Another pothole in the EV road is the supply of such minerals, which is a focus of the Investment in African Mining Indaba this week. 

“There are not enough critical minerals to supply into EV forecasts,” Froneman said.

BloombergNEF’s 2023 Electric Vehicle Outlook – an analysis of EV adoption in passenger vehicles, commercial vans, trucks, buses and other vehicles globally – estimated in July 2023 that there will be 730 million passenger EVs on the road by 2040. 

This, it said, presented a $1.9-trillion opportunity for the charging infrastructure market between today and 2050, with the cumulative value of EV sales across all segments hitting $8.8-trillion by 2030 and $57-trillion by 2050.

What a difference seven months makes: while that report said ICE vehicle sales had peaked already in 2017 and were now in long-term decline, it suggested that by 2026, sales of combustion vehicles would be 39% lower than their peak in 2017. 

That’s predicated on the rapid and large demand for lithium batteries. 

Increasingly, governments and car manufacturers need to localise their supply chains through policies ranging from direct subsidies to “battery passports” to meet ESG requirements, thereby bringing transparency to the global battery value chain on the material provenance, chemical make-up, manufacturing history and sustainability performance.

Green minerals strategy

Jerry Ahadjie, the chief minerals officer at the African Development  Bank (AfDB) believes that resource-rich Africa needs a green minerals strategy to benefit from demand for batteries. 

He told a panel on the role of batteries in the green transition and implications for mining in Africa that the AfDB and African Union were working on a green minerals strategy to provide policy orientation for countries where these minerals are located. He said exploration is expensive, so African governments must also invest in it to ensure growth. 

“We need to attract investors, not scare them through policy. We need to embrace the green transition.”

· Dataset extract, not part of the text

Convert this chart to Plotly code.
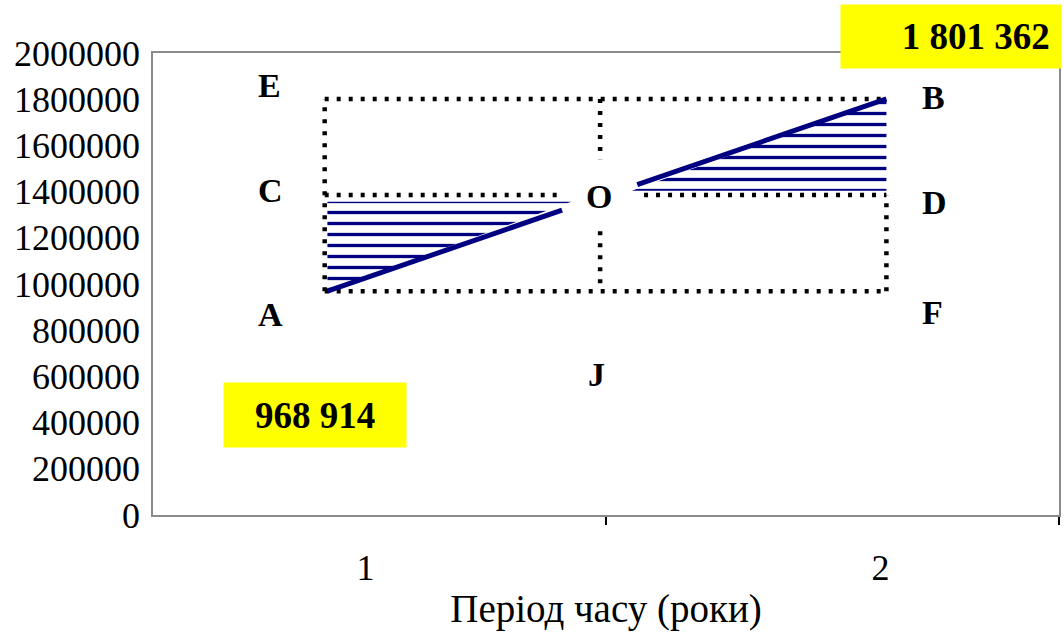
import plotly.graph_objects as go

# ---- data ----
years = ["1", "2"]
values = [968914, 1801362]          # A (year 1) and B (year 2)
mid_value = 1385138                 # O level (C / D)
line1_end = 1320000                 # end of left trend segment
line2_start = 1430000               # start of right trend segment
hatch1_top = 1356000
hatch2_bottom = 1404000
gap_top = 1540000                   # vertical dotted line gap around O
gap_bottom = 1228000
letters = ["G", "E", "B", "C", "O", "D", "A", "F", "J"]
letter_x = [0.993, 0.258, 1.722, 0.260, 0.985, 1.725, 0.260, 1.720, 0.980]
letter_y = [2121000, 1861000, 1809000, 1404000, 1378000, 1352000, 870000, 878000, 609000]

# ---- positions along the x axis (axis spans 0..2) ----
x_left, x_mid, x_right = 0.379, 0.987, 1.619
x_l1a, x_l1b = 0.385, 0.903
x_l2a = 1.069
x_h1b = 0.923
x_h2a = 1.057
x_cend, x_dstart = 0.903, 1.084
tick_label_x = [0.469, 1.606]

FONT = "Liberation Serif"
NAVY = "#000080"

fig = go.Figure()

def dotted(xs, ys):
    fig.add_trace(go.Scatter(x=xs, y=ys, mode="lines",
                             line=dict(color="black", width=4.5, dash="4px,8px"),
                             hoverinfo="skip", showlegend=False))

pattern = dict(shape="-", size=11, solidity=0.3, fgcolor="#000080", fgopacity=1,
               bgcolor="white")

# hatched triangles
fig.add_trace(go.Scatter(
    x=[x_l1a, x_l1a, x_h1b, x_l1a], y=[values[0], hatch1_top, hatch1_top, values[0]],
    mode="lines", fill="toself", line=dict(width=0), fillcolor="white",
    fillpattern=pattern, hoverinfo="skip", showlegend=False))
fig.add_trace(go.Scatter(
    x=[x_h2a, x_right, x_right, x_h2a], y=[hatch2_bottom, hatch2_bottom, values[1], hatch2_bottom],
    mode="lines", fill="toself", line=dict(width=0), fillcolor="white",
    fillpattern=pattern, hoverinfo="skip", showlegend=False))

# dotted frame
dotted([x_left, x_right], [values[1], values[1]])
dotted([x_left, x_right], [values[0], values[0]])
dotted([x_left, x_left], [values[0], values[1]])
dotted([x_right, x_right], [values[0], mid_value])
dotted([x_mid, x_mid], [values[1], gap_top])
dotted([x_mid, x_mid], [gap_bottom, values[0]])
dotted([x_left, x_cend], [mid_value, mid_value])
dotted([x_dstart, x_right], [mid_value, mid_value])

# trend segments
fig.add_trace(go.Scatter(x=[x_l1a, x_l1b], y=[values[0], line1_end], mode="lines",
                         line=dict(color=NAVY, width=5), hoverinfo="skip", showlegend=False))
fig.add_trace(go.Scatter(x=[x_l2a, x_right], y=[line2_start, values[1]], mode="lines",
                         line=dict(color=NAVY, width=5), hoverinfo="skip", showlegend=False))

# letters
for t, lx, ly in zip(letters, letter_x, letter_y):
    fig.add_annotation(x=lx, y=ly, text=f"<b>{t}</b>", showarrow=False,
                       font=dict(family=FONT, size=34, color="black"))

def fmt(v):
    return f"{v:,}".replace(",", " ")

# yellow value boxes
fig.add_annotation(xref="paper", yref="paper", x=1.0033, y=(515 - 4) / 462, xanchor="right", yanchor="top",
                   text=f"<b>{fmt(values[1])}\u00a0</b>", showarrow=False, bgcolor="#ffff00",
                   width=216, height=59, align="right", borderpad=2,
                   font=dict(family=FONT, size=37, color="black"))
fig.add_annotation(xref="paper", yref="paper", x=(223 - 153) / 908, y=(515 - 382) / 462,
                   xanchor="left", yanchor="top",
                   text=f"<b>{fmt(values[0])}</b>", showarrow=False, bgcolor="#ffff00",
                   width=178, height=60, align="center", borderpad=2,
                   font=dict(family=FONT, size=37, color="black"))

fig.update_layout(
    width=1064, height=635,
    margin=dict(l=153, r=3, t=53, b=120),
    paper_bgcolor="white", plot_bgcolor="white",
    font=dict(family=FONT, size=36, color="black"),
    xaxis=dict(range=[0, 2], tickvals=tick_label_x, ticktext=years, ticks="",
               showgrid=False, zeroline=False, showline=True, mirror=True,
               linecolor="#8a8a8a", linewidth=1.5,
               ticklabelstandoff=20,
               minor=dict(tickvals=[1, 2], ticks="outside", ticklen=8,
                          tickcolor="black", tickwidth=1.5, showgrid=False),
               title=dict(text="Період часу (роки)", standoff=8,
                          font=dict(family=FONT, size=39))),
    yaxis=dict(range=[0, 2000000], dtick=200000, tickformat="d", ticks="",
               showgrid=False, zeroline=False, showline=True, mirror=True,
               linecolor="#8a8a8a", linewidth=1.5, ticklabelstandoff=4),
)

fig.write_html("out.html")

Skills and technology are a second focus: skills development will be critical: “We need more centres of excellence such as advanced battery research centres to add value to the people. For example, it’s about 7,000km to ship cobalt from the DRC to China. That’s not good for the environment. It would be better if value is added where it is produced.”

Citing work they had done with BloombergNEF, he said it was three times cheaper to produce batteries in the DRC than in the US or Poland. 

“These countries don’t have all the components — nickel comes from Madagascar, graphite from Tanzania. This would be a regional or sub-regional project.” DM


Comments - Please in order to comment.

  • Ben Harper says:

    EV’s are a fad and only obtainable by the moderately wealthy. Until a cheap, reliable alternative power source is found, O&G is here to stay

    • John P says:

      Indeed yes, EVs are a politically driven pie in the sky. To date I have not seen any planning or discussion in any country around increasing the electrical supply to allow for tens of thousands of EVs plugging in to charge when getting home from work.

  • virginia crawford says:

    Why not just make much smaller combustion engine cars as a first to cutting emissions? Compare European car sizes in the 60s to the huge vehicles pouring out pollution and taking up space now. Destroying the planet to mind lithium isn’t very “green”. Better public transport, high taxes and very expensive parking are better options for the developed world.

  • Raymond Auerbach says:

    I agree that the first step is to small and efficient internal combustion engines. We replaced both vehicles recently, and, although we have always had small, fuel efficient diesel vehicles, the advances in petrol engines really impressed us. Our town runabout is a 1 litre Nissan Magnite, extremely fuel efficient, and our long-distance vehicle is a Volvo XC 40 T3. The salesman tried very hard to get us to go for XC 60 or XC 90, and when we wouldn’t, he said how the XC 40 was under-powered with the T3 and we should go for the bigger T4 or T5 engines! We stuck with XC 40 T3, and it has PLENTY of power and is very fuel efficient. At present, as we drive from George to Cape Town regularly, an EV is not yet an option. We wait hopefully!

    • Ben Harper says:

      Efficient charging that doesn’t take hours is years away, if it is ever even achievable. Anything outside a 50 – 80 km radius of your home is futile unless you have a few hours to spare and a charging station available

  • Andrew Coleman says:

    The article is factually incorrect. Global market share of pure battery electric vehicles increase every quarter. The world’s best selling car is the Tesla Model Y.
    The legacy car manufacturers and the fossil fuel industry seem to influence your journalism more than facts.
    We could power all of our transport with locally produced electricity rather than wasting our hard earned foreign currency on importing fossil fuel, strengthening the Rand significantly.
    BEVs are about 90% efficient and ICE cars about 15% efficient so even electricity from coal fired power stations are preferable and less polluting than powering vehicles with fossil fuel. Obviously renewable domestically produced electricity is the best option.
    My BEV is the safest car in the world and words can’t describe just how much fun it is to own and drive.
    Please open your minds to the future, it’s here for the taking already.

    • Ben Harper says:

      But lets take that back further look at the true carbon footprint from mine to road – different picture then

    • John P says:

      Yes Tesla sold 1.23 million Model Y but that is just a percentage of the total vehicle market. Toyota sold over a million RAV4s and over a million Corollas. What about all the other brands? The top 25 vehicles sold in the USA only included 5 non ICE models.

    • Rob M says:

      True re BEVs efficiency, but don’t forget to consider:

      what is the efficiency of a coal power plant? ~33%.
      What about transmission line loses? 10-20%.